Literate in both French and English, Max had polished manners and a sharp urban mind. He was a Catholic and a ‘very religious man’, who constantly and dramatically repented of his crime, even offering to jump over the side once we were nearer land so that no further trouble could come to the ship and its ‘fine officers and crew’. But it was too late for repentance; the captain had had to inform the owners, the managers and the insurers. They foot the bill; they decide what must be done, and disappearing was not an option, attractive though it may have sounded.

For the captain especially, illegal boarders create endless paperwork, plus the worry that they will smash their way out of their quarters and either go on the rampage, or hide until they are near enough to land to swim. Even when they are quiet, they are still desperate people with nothing to lose, and will try to endear themselves to the captain, hoping to be so trusted they will be allowed to work, which is when they suss out all the possible hiding places for the next time. But possibly the captain’s greatest worry is arriving in port and being accused of cruelty, or even murder.

A few years ago, four Fijians attempted to swim ashore from a ship near Seattle and when they all drowned in the freezing water the master was accused of forcing them overboard to save the company the huge fine which goes with landing illegals in the US. And last year on this ship two illegal boarders—one very violent—constantly threatened the crew, completely trashed the cargo office, and, on arrival in the port of Sheerness, told the police there had been three, a charge which the captain and the chief officer spent many hours refuting.

Max turned out to be a relatively easy detainee and it was impossible not to be moved by the hopelessness of his lot, to empathise with his faraway family, and give credence to his stories of torture.

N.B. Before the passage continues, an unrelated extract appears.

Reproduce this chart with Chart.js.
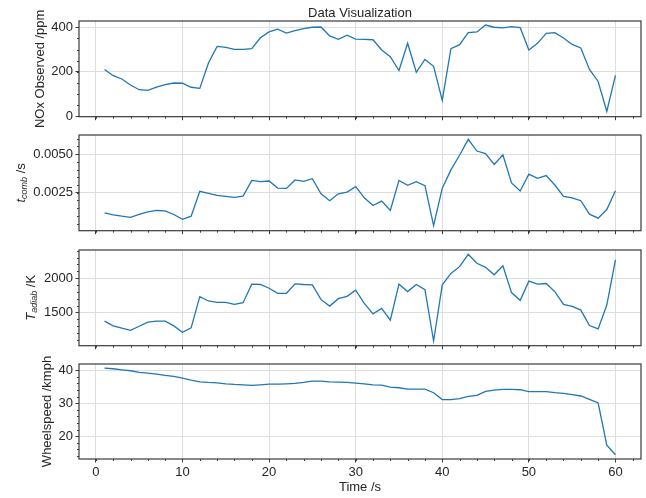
<!DOCTYPE html>
<html>
<head>
<meta charset="utf-8">
<script src="https://cdn.jsdelivr.net/npm/chart.js@4.4.1/dist/chart.umd.min.js"></script>
<style>
  body { margin: 0; background: #fff; }
  #wrap { position: relative; width: 646px; height: 498px; overflow: hidden; }
  #wrap canvas { position: absolute; left: 0; }
</style>
</head>
<body>
<div id="wrap"></div>
<script>
// data
const timeS = [1, 2, 3, 4, 5, 6, 7, 8, 9, 10, 11, 12, 13, 14, 15, 16, 17, 18, 19, 20,
  21, 22, 23, 24, 25, 26, 27, 28, 29, 30, 31, 32, 33, 34, 35, 36, 37, 38, 39, 40,
  41, 42, 43, 44, 45, 46, 47, 48, 49, 50, 51, 52, 53, 54, 55, 56, 57, 58, 59, 60];

const noxPpm = [211, 183, 168, 141, 120, 117, 132, 143, 150, 149,
  131, 126, 240, 314, 310, 301, 301, 304, 353, 379,
  391, 374, 385, 394, 400, 401, 361, 346, 364, 347,
  346, 344, 298, 268, 206, 328, 198, 256, 225, 72,
  304, 322, 376, 379, 410, 400, 397, 403, 398, 298,
  328, 373, 376, 352, 323, 307, 211, 157, 23, 184];

const tComb = [0.00120, 0.00107, 0.00098, 0.00091, 0.00109, 0.00126, 0.00135, 0.00133, 0.00109, 0.00078,
  0.00098, 0.00259, 0.00246, 0.00233, 0.00226, 0.00220, 0.00228, 0.00330, 0.00322, 0.00326,
  0.00280, 0.00278, 0.00333, 0.00324, 0.00341, 0.00243, 0.00198, 0.00243, 0.00254, 0.00289,
  0.00217, 0.00167, 0.00196, 0.00135, 0.00330, 0.00298, 0.00322, 0.00296, 0.00037, 0.00280,
  0.00398, 0.00493, 0.00596, 0.00520, 0.00504, 0.00433, 0.00496, 0.00313, 0.00261, 0.00370,
  0.00343, 0.00361, 0.00300, 0.00226, 0.00217, 0.00198, 0.00111, 0.00085, 0.00141, 0.00263];

const tAdiab = [1373, 1304, 1270, 1240, 1299, 1358, 1373, 1373, 1304, 1211,
  1275, 1730, 1667, 1647, 1647, 1618, 1642, 1912, 1907, 1853,
  1779, 1779, 1917, 1907, 1902, 1686, 1593, 1701, 1735, 1824,
  1632, 1480, 1559, 1387, 1912, 1804, 1907, 1833, 1083, 1902,
  2069, 2167, 2348, 2216, 2157, 2049, 2181, 1789, 1676, 1956,
  1912, 1922, 1804, 1618, 1588, 1534, 1309, 1260, 1608, 2265];

const wheelspeed = [40.66, 40.46, 40.15, 39.85, 39.34, 39.14, 38.83, 38.43, 38.12, 37.6,
  37.0, 36.5, 36.3, 36.2, 35.9, 35.7, 35.6, 35.4, 35.6, 35.8,
  35.8, 35.9, 36.0, 36.3, 36.7, 36.7, 36.5, 36.4, 36.3, 36.1,
  35.9, 35.6, 35.5, 34.9, 34.7, 34.3, 34.3, 34.3, 33.2, 31.1,
  31.1, 31.4, 32.1, 32.4, 33.6, 34.0, 34.2, 34.2, 34.1, 33.5,
  33.5, 33.5, 33.2, 33.0, 32.6, 32.2, 31.2, 30.1, 17.3, 14.4];

// tick positions
const xTicks = [0, 10, 20, 30, 40, 50, 60];
const noxTicks = [0, 200, 400];
const tCombTicks = [0.0025, 0.0050];
const tAdiabTicks = [1500, 2000];
const speedTicks = [20, 30, 40];

const titleText = 'Data Visualization';
const xLabel = 'Time /s';

const FONT = '"Liberation Sans", Arial, sans-serif';
const TEXT = '#262626';
const SPINE = '#3a3a3a';
const GRID = '#dedede';
const LINE = '#1f77b4';

// panel layout: plot top / height in page pixels and axis setup
const panels = [
  { data: noxPpm, ticks: noxTicks, top: 21, h: 95.5, min: -1, max: 428, minor: 50,
    fmt: v => String(v), labelX: 40,
    label: [{ t: 'NOx Observed /ppm', f: '13px ' + FONT, dy: 0 }] },
  { data: tComb, ticks: tCombTicks, top: 135, h: 95.5, min: 0.00004, max: 0.00624, minor: 0.0005,
    fmt: v => v.toFixed(4), labelX: 21,
    label: [{ t: 't', f: 'italic 13px ' + FONT, dy: 0 },
            { t: 'comb', f: 'italic 9px ' + FONT, dy: 3 },
            { t: ' /s', f: '13px ' + FONT, dy: 0 }] },
  { data: tAdiab, ticks: tAdiabTicks, top: 249.5, h: 95.5, min: 1015, max: 2410, minor: 100,
    fmt: v => String(v), labelX: 31,
    label: [{ t: 'T', f: 'italic 13px ' + FONT, dy: 0 },
            { t: 'adiab', f: 'italic 9px ' + FONT, dy: 3 },
            { t: ' /K', f: '13px ' + FONT, dy: 0 }] },
  { data: wheelspeed, ticks: speedTicks, top: 364, h: 94.5, min: 13.1, max: 41.9, minor: 2,
    fmt: v => String(v), labelX: 47.5, bottom: true,
    label: [{ t: 'Wheelspeed /kmph', f: '13px ' + FONT, dy: 0 }] }
];

const wrap = document.getElementById('wrap');

function drawRotated(ctx, parts, cx, cy) {
  ctx.save();
  let total = 0;
  parts.forEach(p => { ctx.font = p.f; total += ctx.measureText(p.t).width; });
  ctx.translate(cx, cy);
  ctx.rotate(-Math.PI / 2);
  ctx.fillStyle = TEXT;
  ctx.textBaseline = 'middle';
  ctx.textAlign = 'left';
  let x = -total / 2;
  parts.forEach(p => {
    ctx.font = p.f;
    ctx.fillText(p.t, x, p.dy);
    x += ctx.measureText(p.t).width;
  });
  ctx.restore();
}

function minorTicks(ctx, scale, step, horizontal, area) {
  const first = Math.ceil(scale.min / step);
  const last = Math.floor(scale.max / step);
  ctx.beginPath();
  for (let k = first; k <= last; k++) {
    const p = Math.round(scale.getPixelForValue(k * step)) + 0.5;
    if (horizontal) {
      ctx.moveTo(p, area.bottom);
      ctx.lineTo(p, area.bottom + 2);
    } else {
      ctx.moveTo(area.left, p);
      ctx.lineTo(area.left - 2, p);
    }
  }
  ctx.stroke();
}

panels.forEach((pn, i) => {
  const padTop = i === 0 ? pn.top : 12;
  const xH = pn.bottom ? 40 : 10;
  const canvasTop = pn.top - padTop;
  const height = Math.round(padTop + pn.h + xH);
  const canvas = document.createElement('canvas');
  canvas.style.top = canvasTop + 'px';
  canvas.width = 646;
  canvas.height = height;
  canvas.style.width = '646px';
  canvas.style.height = height + 'px';
  wrap.appendChild(canvas);

  const decor = {
    id: 'decor' + i,
    afterDraw(chart) {
      const ctx = chart.ctx;
      const a = chart.chartArea;
      ctx.save();
      ctx.strokeStyle = SPINE;
      ctx.lineWidth = 1;
      minorTicks(ctx, chart.scales.x, 2, true, a);
      minorTicks(ctx, chart.scales.y, pn.minor, false, a);
      ctx.lineWidth = 1.2;
      ctx.strokeRect(a.left, a.top, a.right - a.left, a.bottom - a.top);
      ctx.restore();
      drawRotated(ctx, pn.label, pn.labelX, (a.top + a.bottom) / 2);
      ctx.save();
      ctx.fillStyle = TEXT;
      ctx.textAlign = 'center';
      ctx.font = '13px ' + FONT;
      ctx.textBaseline = 'alphabetic';
      if (i === 0) {
        ctx.fillText(titleText, (a.left + a.right) / 2, 16.5);
      }
      if (pn.bottom) {
        ctx.fillText(xLabel, (a.left + a.right) / 2, a.bottom + 31.5);
      }
      ctx.restore();
    }
  };

  new Chart(canvas, {
    type: 'line',
    data: {
      datasets: [{
        data: timeS.map((t, k) => ({ x: t, y: pn.data[k] })),
        borderColor: LINE,
        borderWidth: 1.3,
        pointRadius: 0,
        tension: 0,
        fill: false
      }]
    },
    options: {
      responsive: false,
      animation: false,
      layout: { padding: { top: padTop, right: 5, left: 0, bottom: 0 } },
      plugins: { legend: { display: false }, tooltip: { enabled: false } },
      scales: {
        x: {
          type: 'linear',
          min: -1.95,
          max: 62.95,
          afterFit: s => { s.height = xH; },
          afterBuildTicks: s => { s.ticks = xTicks.map(v => ({ value: v })); },
          border: { display: false },
          grid: { color: GRID, lineWidth: 1, tickColor: SPINE, tickLength: 3.5, tickWidth: 1 },
          ticks: {
            display: !!pn.bottom,
            autoSkip: false,
            maxRotation: 0,
            padding: 2,
            color: TEXT,
            font: { family: FONT, size: 13 },
            callback: v => String(v)
          }
        },
        y: {
          min: pn.min,
          max: pn.max,
          afterFit: s => { s.width = 79; },
          afterBuildTicks: s => { s.ticks = pn.ticks.map(v => ({ value: v })); },
          border: { display: false },
          grid: { color: GRID, lineWidth: 1, tickColor: SPINE, tickLength: 3.5, tickWidth: 1 },
          ticks: {
            autoSkip: false,
            padding: 2.5,
            color: TEXT,
            font: { family: FONT, size: 13 },
            callback: v => pn.fmt(v)
          }
        }
      }
    },
    plugins: [decor]
  });
});
</script>
</body>
</html>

Life at sea is hard these days; but no-one on board complained for a while after seeing someone who, through no fault of his own, had landed up with no money, no family, and no future. Not that Max saw it that way; he still believed that with a combination of prayer and hard work he would make out.

He begged to be allowed to work—not just because he was bored silly in the spacious cargo office, peering all day from the two windows, gathering what he could from the stars, the sun and passing heads—but also to pay his way. Of course that was not possible, but he was given playing cards, paper and a pen, plus the regulation three meals a day, a daily shower and a morning walk about the deck with the chief officer—Max with the gait and bearing of a prince, his eyes darting about snapping at the details of his environment like camera shutters, the chief officer beside him listening intently, as though they were friends from way back.

Max was denied entry into Belgium as he had applied for asylum in South Africa, so was with us for the five-week round trip. When they drove him away in Cape Town we suspected with heavy hearts they would return him to Brazzaville. Although he sent his deepest apologies to the captain daily, and was a model stowaway, there was no way we could help him.